# Requirements:
Collect every line in the records below that contains the word "this".

— Begin Items —

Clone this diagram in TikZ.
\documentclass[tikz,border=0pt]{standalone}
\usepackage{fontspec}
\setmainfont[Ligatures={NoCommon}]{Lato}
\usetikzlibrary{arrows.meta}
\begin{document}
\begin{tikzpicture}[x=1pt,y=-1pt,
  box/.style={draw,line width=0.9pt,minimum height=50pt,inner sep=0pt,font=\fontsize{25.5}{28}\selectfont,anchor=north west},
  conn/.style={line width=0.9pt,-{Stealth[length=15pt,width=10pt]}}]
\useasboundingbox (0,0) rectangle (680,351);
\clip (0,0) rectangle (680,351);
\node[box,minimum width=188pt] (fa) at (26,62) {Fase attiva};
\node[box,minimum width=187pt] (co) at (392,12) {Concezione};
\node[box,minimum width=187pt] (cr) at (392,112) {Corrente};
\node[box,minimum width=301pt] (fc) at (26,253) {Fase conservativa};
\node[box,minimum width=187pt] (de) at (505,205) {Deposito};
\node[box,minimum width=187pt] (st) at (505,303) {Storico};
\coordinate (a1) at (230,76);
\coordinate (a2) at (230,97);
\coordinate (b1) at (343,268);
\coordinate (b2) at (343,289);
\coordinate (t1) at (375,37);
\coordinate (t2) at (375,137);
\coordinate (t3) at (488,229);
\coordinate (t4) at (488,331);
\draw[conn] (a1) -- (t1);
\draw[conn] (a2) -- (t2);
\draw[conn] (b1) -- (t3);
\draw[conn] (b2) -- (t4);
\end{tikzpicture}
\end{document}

— End Items —
— Begin Items —

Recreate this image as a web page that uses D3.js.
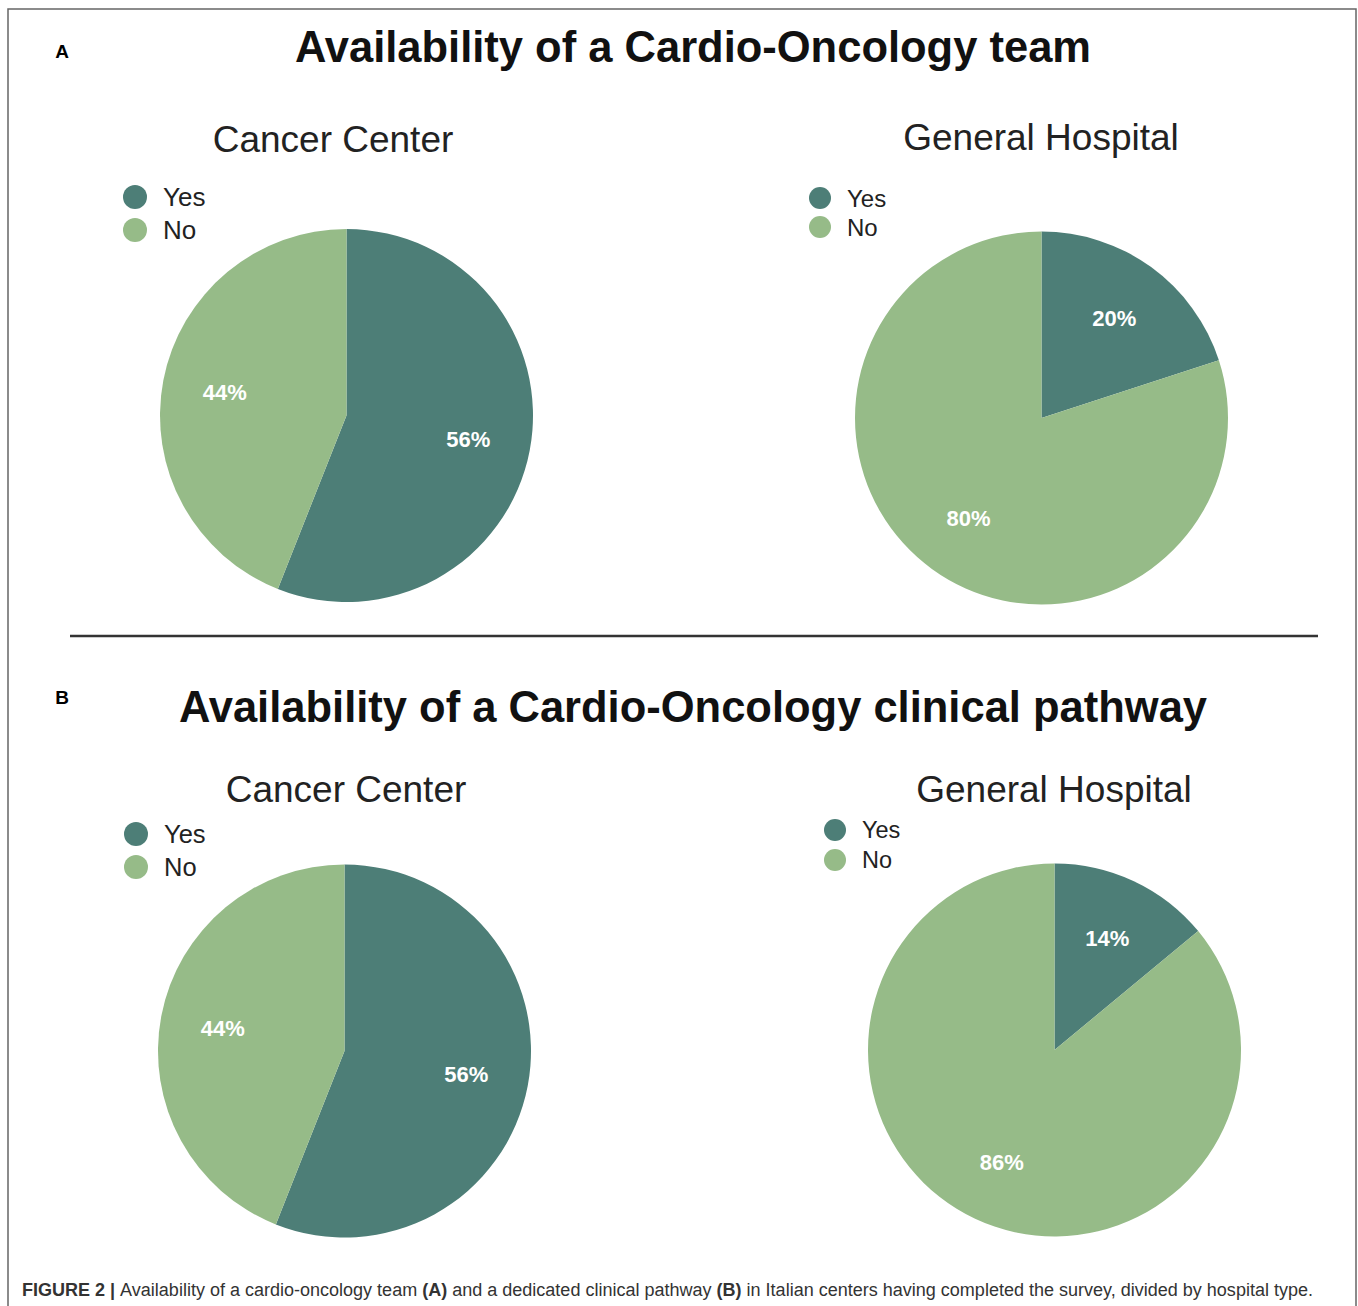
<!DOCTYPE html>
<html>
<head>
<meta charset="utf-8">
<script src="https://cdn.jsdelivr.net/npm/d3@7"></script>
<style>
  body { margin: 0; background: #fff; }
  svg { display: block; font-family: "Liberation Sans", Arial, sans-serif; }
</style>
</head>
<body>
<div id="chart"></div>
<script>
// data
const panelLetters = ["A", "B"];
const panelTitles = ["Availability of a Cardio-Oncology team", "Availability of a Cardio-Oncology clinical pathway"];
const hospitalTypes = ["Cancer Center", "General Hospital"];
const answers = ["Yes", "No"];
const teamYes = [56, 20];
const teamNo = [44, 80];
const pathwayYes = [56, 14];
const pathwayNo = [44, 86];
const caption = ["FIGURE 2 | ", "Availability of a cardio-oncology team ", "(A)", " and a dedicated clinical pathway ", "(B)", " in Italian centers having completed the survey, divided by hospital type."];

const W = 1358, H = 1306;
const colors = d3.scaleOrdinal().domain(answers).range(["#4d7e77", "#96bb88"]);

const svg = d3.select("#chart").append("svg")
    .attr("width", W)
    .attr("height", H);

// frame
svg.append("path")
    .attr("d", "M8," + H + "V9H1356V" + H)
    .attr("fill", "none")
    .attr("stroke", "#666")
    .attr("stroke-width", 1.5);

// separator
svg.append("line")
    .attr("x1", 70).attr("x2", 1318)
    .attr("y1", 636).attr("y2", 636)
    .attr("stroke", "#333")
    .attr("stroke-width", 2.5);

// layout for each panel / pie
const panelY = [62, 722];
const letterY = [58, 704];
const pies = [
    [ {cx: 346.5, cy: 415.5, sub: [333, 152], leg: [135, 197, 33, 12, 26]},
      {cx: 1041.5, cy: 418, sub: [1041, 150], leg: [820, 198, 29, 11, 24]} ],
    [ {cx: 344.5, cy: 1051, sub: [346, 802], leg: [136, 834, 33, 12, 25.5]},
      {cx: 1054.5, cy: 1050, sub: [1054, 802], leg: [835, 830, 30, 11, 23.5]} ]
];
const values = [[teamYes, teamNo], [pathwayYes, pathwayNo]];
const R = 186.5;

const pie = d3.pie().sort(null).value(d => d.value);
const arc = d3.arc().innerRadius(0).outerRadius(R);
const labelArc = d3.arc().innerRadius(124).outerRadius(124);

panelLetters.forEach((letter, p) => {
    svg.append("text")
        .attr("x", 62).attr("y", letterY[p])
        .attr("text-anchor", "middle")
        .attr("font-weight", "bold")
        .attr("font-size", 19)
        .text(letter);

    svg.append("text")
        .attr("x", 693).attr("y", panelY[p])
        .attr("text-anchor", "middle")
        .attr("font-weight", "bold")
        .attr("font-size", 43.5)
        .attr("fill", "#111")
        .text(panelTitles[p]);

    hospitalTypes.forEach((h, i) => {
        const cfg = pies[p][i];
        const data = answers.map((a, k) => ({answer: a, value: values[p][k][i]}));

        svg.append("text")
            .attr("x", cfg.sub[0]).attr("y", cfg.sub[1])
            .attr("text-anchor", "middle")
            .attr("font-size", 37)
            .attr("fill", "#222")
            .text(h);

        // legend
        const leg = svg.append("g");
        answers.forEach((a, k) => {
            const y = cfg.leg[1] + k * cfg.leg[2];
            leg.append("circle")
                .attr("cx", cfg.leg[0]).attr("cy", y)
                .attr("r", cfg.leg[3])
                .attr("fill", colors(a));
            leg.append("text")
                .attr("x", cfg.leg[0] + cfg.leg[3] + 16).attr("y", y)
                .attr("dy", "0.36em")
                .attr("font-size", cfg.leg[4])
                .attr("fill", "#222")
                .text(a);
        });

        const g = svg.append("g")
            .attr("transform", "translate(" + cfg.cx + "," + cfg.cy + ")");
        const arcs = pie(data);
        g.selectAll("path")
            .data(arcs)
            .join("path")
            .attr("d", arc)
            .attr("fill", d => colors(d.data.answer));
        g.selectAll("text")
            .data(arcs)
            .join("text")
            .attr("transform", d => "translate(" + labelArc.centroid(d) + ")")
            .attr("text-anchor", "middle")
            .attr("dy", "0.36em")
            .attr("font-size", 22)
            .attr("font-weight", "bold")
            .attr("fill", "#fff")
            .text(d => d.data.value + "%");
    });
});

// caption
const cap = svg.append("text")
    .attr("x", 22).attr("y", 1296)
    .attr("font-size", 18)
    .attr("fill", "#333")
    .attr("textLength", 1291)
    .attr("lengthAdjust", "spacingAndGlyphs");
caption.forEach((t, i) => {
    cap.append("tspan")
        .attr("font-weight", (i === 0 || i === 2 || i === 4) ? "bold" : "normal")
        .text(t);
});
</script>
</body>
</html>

— End Items —

# The solution:
Clone this diagram in TikZ.
Recreate this image as a web page that uses D3.js.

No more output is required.